Debug flag is never used (or shouldn't be used) as a synonym to "build the program with -O0 -gddb and don't strip the debug info". In this case, it activates debug logging. Yeah, not exactly intuitive, but this is how upstream decided to implement things. If I were the author, these would have been accomplished through command line options, not compilation defines. Anyway, the debug USE flag reason of being has been discussed over the time on dev ml. I distinctly remember that adding -ggdb to CFLAGS is a no-no.

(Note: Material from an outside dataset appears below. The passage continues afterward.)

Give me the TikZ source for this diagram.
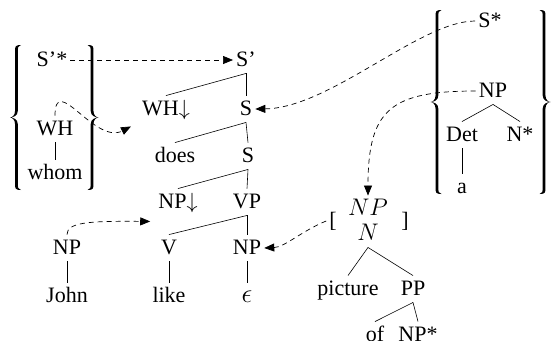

(In reply to comment #25) > Debug flag is never used (or shouldn't be used) as a synonym to "build the > program with -O0 -gddb and don't strip the debug info". In this case, it > activates debug logging. Yeah, not exactly intuitive, but this is how upstream > decided to implement things. If I were the author, these would have been > accomplished through command line options, not compilation defines. > I did not say anything about "don't strip the debug info". > Anyway, the debug USE flag reason of being has been discussed over the time on > dev ml. I distinctly remember that adding -ggdb to CFLAGS is a no-no. > Well... then I have a nice list of such "no-no's": grep -R "\-ggdb" /usr/portage/ Anyway... it is okay.